さぁ、今日も、美味しいものを食べよう。
美味しいものを食べよう。
嫌なことがあった日に。例えば、雨の日に。
良いことがあった日に。例えば、晴れの日に。
賢しくなればなるほど、自分が動物だって忘れる。
まるで、システマティックで、すごく高機能な何かと思ってしまう。
でも、実はそんなことなくて、ただの生き物なんだ。
長ったらしい文章もかけるし、スマートフォンで海外ドラマを見れる。
レイトショーで映画を観に行くぐらい、うまく時間を使うし。
わからない事は全部調べて、わかって気になると安心して、また、忘れる。
多くの時間を生き物っぽくないように生きてるから、忘れがちだけど。
やはり、俺は、ただの生き物なのだ。
美味しいものを食べると安心する。
ほっとする。心の奥底がじわっと暖かくなるんだ。
そりゃ、そうだ。
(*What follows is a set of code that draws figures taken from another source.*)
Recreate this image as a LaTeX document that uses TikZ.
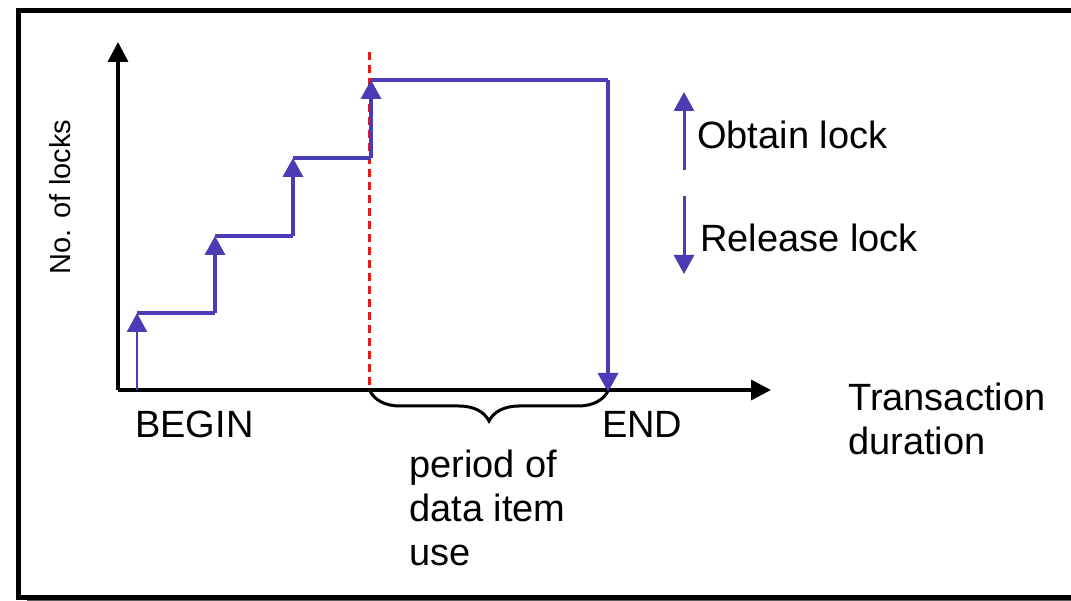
\documentclass[tikz,border=0pt]{standalone}
\usepackage{fontspec}
\setmainfont{Liberation Sans}
\usetikzlibrary{arrows.meta,decorations.pathreplacing}
\definecolor{lockblue}{RGB}{74,60,180}
\definecolor{phasered}{RGB}{228,26,28}
\begin{document}
\begin{tikzpicture}[x=1pt,y=-1pt,
  axis/.style={line width=3.5pt,-{Triangle[width=20pt,length=20pt]}},
  lockline/.style={lockblue,line width=3.5pt},
  gain/.style={lockline,-{Triangle[width=20pt,length=19pt]}},
  lose/.style={lockline,-{Triangle[width=20pt,length=19pt]}},
  lbl/.style={font=\fontsize{38}{44}\selectfont,inner sep=0pt,anchor=base west},
]
\useasboundingbox (0,0) rectangle (1071,601);
% outer frame with its thin shadow
\begin{scope}
  \clip (0,0) rectangle (1071,601);
  \draw[gray!70!black,line width=2pt] (27,600) -- (1090,600);
  \draw[line width=5pt] (18,11) rectangle (1100,597);
\end{scope}

% axes
\coordinate (O) at (118,390);
\coordinate (ytop) at (118,42);
\coordinate (xend) at (771,390);
\draw[axis] (O) -- (ytop);
\draw[axis] (O) -- (xend);
\node[font=\fontsize{29}{34}\selectfont,rotate=90,anchor=base,inner sep=0pt]
  (ylabel) at (70,197) {No. of locks};

% end of the growing phase
\draw[phasered,line width=3pt,dash pattern=on 8pt off 5pt] (369,52) -- (369,390);

% lock count over time
\coordinate (s0) at (137,390);
\coordinate (s1) at (137,313);
\coordinate (h1) at (215,313);
\coordinate (s2) at (215,236);
\coordinate (h2) at (293,236);
\coordinate (s3) at (293,158);
\coordinate (h3) at (371,158);
\coordinate (s4) at (371,80);
\coordinate (h4) at (608,80);
\coordinate (s5) at (608,392);
\draw[gain,line width=2.5pt] (s0) -- (s1);
\draw[lockline] (s1) -- (h1);
\draw[gain] (h1) -- (s2);
\draw[lockline] (s2) -- (h2);
\draw[gain] (h2) -- (s3);
\draw[lockline] (s3) -- (h3);
\draw[gain] (h3) -- (s4);
\draw[lockline] (s4) -- (h4);
\draw[lose] (h4) -- (s5);

% period of data item use
\draw[line width=3pt,decorate,decoration={brace,amplitude=30pt}]
  (608,391) -- (370,391);

% legend
\coordinate (g0) at (684,170);
\coordinate (g1) at (684,92);
\coordinate (r0) at (684,196);
\coordinate (r1) at (684,274);
\draw[gain,line width=3pt] (g0) -- (g1);
\draw[lose,line width=3pt] (r0) -- (r1);
\node[lbl] (obtain) at (697,149) {Obtain lock};
\node[lbl] (release) at (700,252) {Release lock};

% axis labels
\node[lbl] (begin) at (135,438) {BEGIN};
\node[lbl] (end) at (602,438) {END};
\node[lbl] (dur1) at (848,410) {Transaction};
\node[lbl] (dur2) at (848,454) {duration};
\node[lbl] (use1) at (409,477) {period of};
\node[lbl] (use2) at (409,521) {data item};
\node[lbl] (use3) at (409,565) {use};
\end{tikzpicture}
\end{document}
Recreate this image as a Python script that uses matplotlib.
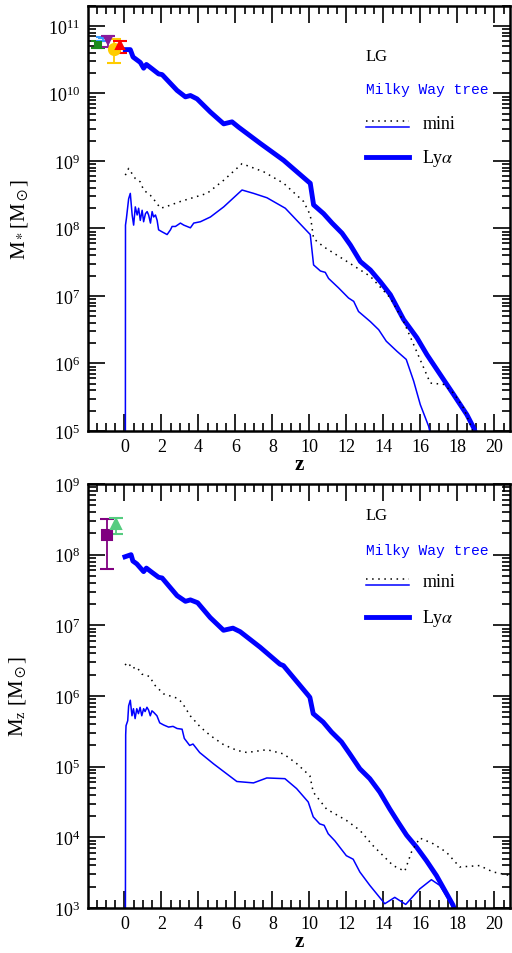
import numpy as np
import matplotlib
matplotlib.use('Agg')
from matplotlib import pyplot as plt
from matplotlib.ticker import MultipleLocator, FixedLocator, NullFormatter

plt.rcParams['font.family'] = ['Liberation Serif', 'DejaVu Serif']
plt.rcParams['mathtext.fontset'] = 'stix'

BLUE = '#0000ff'

# ---- stellar mass, log10(M*/Msun) ----
z_lya_star = [0.05, 0.32, 0.47, 0.86, 1.04, 1.19, 1.50, 1.85, 2.04, 2.85, 3.30, 3.57,
              3.93, 4.65, 5.37, 5.82, 6.18, 7.35, 8.61, 9.96, 10.05, 10.23, 10.77,
              11.23, 11.77, 12.22, 12.76, 13.30, 13.84, 14.38, 15.10, 15.82, 16.36,
              17.08, 17.80, 18.52, 18.88, 18.98]
m_lya_star = [10.65, 10.65, 10.54, 10.46, 10.375, 10.43, 10.365, 10.29, 10.28, 10.045,
              9.95, 9.97, 9.92, 9.725, 9.55, 9.58, 9.50, 9.26, 9.01, 8.69, 8.67, 8.35,
              8.22, 8.08, 7.93, 7.755, 7.51, 7.385, 7.21, 7.02, 6.65, 6.38, 6.13, 5.835,
              5.54, 5.24, 5.05, 4.98]

z_dot_star = [0.05, 0.23, 0.42, 0.59, 0.86, 1.04, 1.41, 1.68, 1.95, 2.22, 3.03, 4.47,
              5.37, 6.36, 7.53, 8.61, 9.69, 10.05, 10.23, 10.77, 12.04, 13.30, 14.38,
              15.10, 15.64, 16.54, 17.26, 17.80, 18.34, 18.70, 18.85]
m_dot_star = [8.79, 8.89, 8.81, 8.74, 8.69, 8.57, 8.49, 8.40, 8.30, 8.32, 8.40, 8.52,
              8.715, 8.96, 8.84, 8.67, 8.40, 8.20, 7.85, 7.73, 7.51, 7.29, 6.97, 6.62,
              6.28, 5.71, 5.69, 5.56, 5.34, 5.10, 4.98]

z_mini_star = [0.05, 0.06, 0.11, 0.23, 0.32, 0.42, 0.50, 0.59, 0.69, 0.77, 0.86, 0.96,
               1.04, 1.14, 1.23, 1.31, 1.41, 1.50, 1.58, 1.68, 1.77, 1.85, 2.04, 2.31,
               2.49, 2.58, 2.76, 3.03, 3.21, 3.39, 3.57, 3.75, 4.11, 4.65, 5.37, 6.36,
               6.99, 7.71, 8.70, 10.05, 10.23, 10.60, 10.86, 11.04, 11.58, 12.12,
               12.40, 12.66, 13.30, 13.75, 14.16, 14.74, 15.24, 15.64, 16.00, 16.45,
               16.55]
m_mini_star = [3.0, 8.05, 8.15, 8.44, 8.52, 8.20, 8.05, 8.32, 8.20, 8.30, 8.12, 8.27,
               8.10, 8.22, 8.25, 8.20, 8.08, 8.25, 8.17, 8.20, 8.12, 7.98, 7.95, 7.91,
               7.98, 8.03, 8.03, 8.08, 8.05, 8.03, 8.01, 8.08, 8.10, 8.17, 8.32, 8.57,
               8.52, 8.455, 8.30, 7.91, 7.46, 7.37, 7.35, 7.26, 7.12, 6.97, 6.92, 6.77,
               6.62, 6.50, 6.33, 6.18, 6.06, 5.74, 5.39, 5.07, 4.95]

# Local Group stellar mass estimates
obs_star_z = [-1.43, -1.13, -0.86, -0.55, -0.23]
obs_star_m = [5.25e10, 6.6e10, 6.3e10, 4.6e10, 5.2e10]
obs_star_lo = [4.7e10, 5.9e10, 4.9e10, 2.8e10, 4.0e10]
obs_star_hi = [5.9e10, 6.9e10, 7.2e10, 6.5e10, 5.9e10]
obs_star_col = ['#1a8a1a', '#3399ff', '#8a1a9a', '#ffcc00', '#ff0000']
obs_star_mk = ['s', '_', 'v', 'o', '^']

# ---- metal mass, log10(MZ/Msun) ----
z_lya_met = [0.03, 0.36, 0.46, 0.67, 1.04, 1.19, 1.49, 1.85, 2.04, 2.85, 3.30, 3.57,
             3.96, 4.64, 5.36, 5.87, 6.26, 7.34, 8.41, 8.60, 9.94, 10.03, 10.21, 10.75,
             11.20, 11.74, 12.19, 12.73, 13.27, 13.81, 14.35, 14.81, 15.26, 15.80,
             16.33, 16.87, 17.32, 17.77, 17.85]
m_lya_met = [7.97, 8.00, 7.91, 7.87, 7.76, 7.81, 7.75, 7.68, 7.67, 7.42, 7.34, 7.36,
             7.32, 7.11, 6.93, 6.96, 6.91, 6.69, 6.45, 6.43, 6.01, 5.98, 5.75, 5.63,
             5.49, 5.35, 5.18, 4.97, 4.83, 4.64, 4.40, 4.21, 4.03, 3.86, 3.67, 3.46,
             3.25, 3.04, 2.98]

z_dot_met = [0.03, 0.22, 0.40, 0.67, 0.94, 1.22, 1.40, 1.58, 1.85, 2.12, 2.84, 3.11,
             3.56, 4.11, 4.65, 5.37, 6.09, 6.63, 7.71, 8.61, 9.33, 10.03, 10.21, 10.93,
             12.00, 12.73, 13.45, 14.53, 15.16, 15.52, 15.97, 16.69, 17.41, 18.13,
             19.20, 19.93, 20.83]
m_dot_met = [6.44, 6.47, 6.39, 6.41, 6.31, 6.29, 6.27, 6.17, 6.10, 6.03, 5.97, 5.91,
             5.72, 5.56, 5.44, 5.31, 5.23, 5.20, 5.24, 5.18, 5.04, 4.87, 4.64, 4.40,
             4.24, 4.10, 3.88, 3.60, 3.52, 3.79, 3.99, 3.91, 3.79, 3.58, 3.60, 3.51,
             3.46]

z_mini_met = [0.05, 0.07, 0.09, 0.18, 0.23, 0.32, 0.41, 0.49, 0.58, 0.67, 0.76, 0.85,
              0.94, 1.04, 1.12, 1.22, 1.31, 1.40, 1.49, 1.58, 1.76, 1.91, 2.12, 2.39,
              2.63, 2.85, 3.12, 3.24, 3.53, 3.71, 4.07, 4.82, 6.08, 6.98, 7.70, 8.68,
              9.31, 9.94, 10.21, 10.56, 10.80, 11.02, 11.38, 12.00, 12.37, 12.73,
              13.27, 14.08, 14.62, 15.21, 15.97, 16.60, 17.05, 17.50, 17.78, 17.85]
m_mini_met = [2.0, 5.45, 5.58, 5.65, 5.86, 5.94, 5.72, 5.82, 5.68, 5.82, 5.75, 5.84,
              5.72, 5.82, 5.78, 5.84, 5.80, 5.72, 5.79, 5.77, 5.72, 5.62, 5.59, 5.56,
              5.57, 5.54, 5.53, 5.40, 5.30, 5.32, 5.20, 5.04, 4.79, 4.77, 4.84, 4.83,
              4.69, 4.50, 4.29, 4.19, 4.17, 4.05, 3.95, 3.74, 3.69, 3.51, 3.32, 3.06,
              3.15, 3.05, 3.27, 3.40, 3.32, 3.13, 3.00, 2.95]

obs_met_z = [-0.95, -0.45]
obs_met_m = [1.9e8, 2.7e8]
obs_met_lo = [6.3e7, 1.95e8]
obs_met_hi = [3.2e8, 3.3e8]
obs_met_col = ['#800080', '#55cc80']
obs_met_mk = ['s', '^']


def style_axes(ax, dec_lo, dec_hi, ytop):
    ax.set_yscale('log')
    ax.set_xlim(-1.95, 20.85)
    ax.set_ylim(10.0 ** dec_lo, ytop)
    ax.xaxis.set_major_locator(MultipleLocator(2))
    ax.xaxis.set_minor_locator(MultipleLocator(0.5))
    decades = np.arange(dec_lo, dec_hi + 1)
    ax.yaxis.set_major_locator(FixedLocator(10.0 ** decades))
    minors = [k * 10.0 ** d for d in decades for k in range(2, 10)
              if k * 10.0 ** d <= ytop]
    ax.yaxis.set_minor_locator(FixedLocator(minors))
    ax.yaxis.set_minor_formatter(NullFormatter())
    ax.tick_params(which='both', direction='in', top=True, right=True, width=1.2)
    ax.tick_params(which='major', length=12, labelsize=13, pad=6)
    ax.tick_params(which='minor', length=6)
    ax.tick_params(axis='x', which='major', pad=5)
    for s in ax.spines.values():
        s.set_linewidth(1.8)
    ax.set_xlabel('z', fontsize=15, fontweight='bold', labelpad=-1)


def legend_block(ax, y_lg, y_mw, y_mini, y_lya):
    x0, x1, xt = 0.658, 0.761, 0.792
    ax.text(x0, y_lg, 'LG', transform=ax.transAxes, fontsize=12, va='center')
    ax.text(x0, y_mw, 'Milky Way tree', transform=ax.transAxes, fontsize=10.5,
            va='center', color=BLUE, family='Liberation Mono')
    ax.plot([x0, x1], [y_mini + 0.008, y_mini + 0.008], transform=ax.transAxes,
            color='black', lw=1.1, ls=(0, (1, 3)))
    ax.plot([x0, x1], [y_mini - 0.007, y_mini - 0.007], transform=ax.transAxes,
            color=BLUE, lw=1.1)
    ax.text(xt, y_mini, 'mini', transform=ax.transAxes, fontsize=13, va='center')
    ax.plot([x0, x1], [y_lya, y_lya], transform=ax.transAxes, color=BLUE, lw=3.5)
    ax.text(xt, y_lya, r'Ly$\alpha$', transform=ax.transAxes, fontsize=13, va='center')


def draw_obs(ax, zs, ms, lo, hi, cols, mks, sizes):
    for z, m, l, h, c, mk, sz in zip(zs, ms, lo, hi, cols, mks, sizes):
        ax.errorbar(z, m, yerr=[[m - l], [h - m]], fmt=mk, color=c, ms=sz,
                    capsize=5, elinewidth=1.3, capthick=1.3, mew=1.5)


fig = plt.figure(figsize=(5.12, 9.54), dpi=100)

# stellar mass
ax1 = fig.add_axes([0.1725, 0.5472, 0.8236, 0.4458])
ax1.plot(z_lya_star, 10 ** np.array(m_lya_star), color=BLUE, lw=3.5)
ax1.plot(z_dot_star, 10 ** np.array(m_dot_star), color='black', lw=1.1, ls=(0, (1, 3)))
ax1.plot(z_mini_star, 10 ** np.array(m_mini_star), color=BLUE, lw=1.1)
draw_obs(ax1, obs_star_z, obs_star_m, obs_star_lo, obs_star_hi, obs_star_col,
         obs_star_mk, [5, 7, 6, 8, 6])
style_axes(ax1, 5, 11, 2e11)
ax1.set_ylabel(r'M$_*$[M$_\odot$]', fontsize=15, labelpad=12)
legend_block(ax1, 0.882, 0.804, 0.722, 0.644)

# metal mass
ax2 = fig.add_axes([0.1725, 0.0472, 0.8236, 0.4444])
ax2.plot(z_lya_met, 10 ** np.array(m_lya_met), color=BLUE, lw=3.5)
ax2.plot(z_dot_met, 10 ** np.array(m_dot_met), color='black', lw=1.1, ls=(0, (1, 3)))
ax2.plot(z_mini_met, 10 ** np.array(m_mini_met), color=BLUE, lw=1.1)
draw_obs(ax2, obs_met_z, obs_met_m, obs_met_lo, obs_met_hi, obs_met_col,
         obs_met_mk, [7, 7])
style_axes(ax2, 3, 9, 1e9)
ax2.set_ylabel(r'M$_\mathregular{z}$ [M$_\odot$]', fontsize=15, labelpad=18)
legend_block(ax2, 0.927, 0.844, 0.769, 0.686)

fig.savefig('out.png', dpi=100)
空腹は死の赤ちゃんだから。
そんな自分を見ると、生き物であるということが、わかり、さらに安心をする。
だから、俺は美味しいものを良く食べるようにしてる。
極力、季節のものを選びつつ、作り手の顔が見えるような小さな店で、
そこにしかなくて、それでいて美味しいものを食べる。
綺麗な油に、小ぶりなコロッケたちが泳ぎ立つ様を観てるだけで幸福を感じる。
紙につつまれて、その紙ごしに温度が伝わり、衣のサクサクさを指先で味合う。
口に運び、「暑いから気をつけろ」と、「暑いうちに食べろ」が、大喧嘩する。
齧ると、熱気が口の中にひろがり、肉汁の旨味と芋の甘みが押し寄せる。
思わず、にこやかになる。
口の中が火傷しきったころ、胸が暖かくなり、笑顔が溢れる。
そして思う、やはり、俺は、ただの生き物なのだ。
さぁ、今日も、美味しいものを食べよう。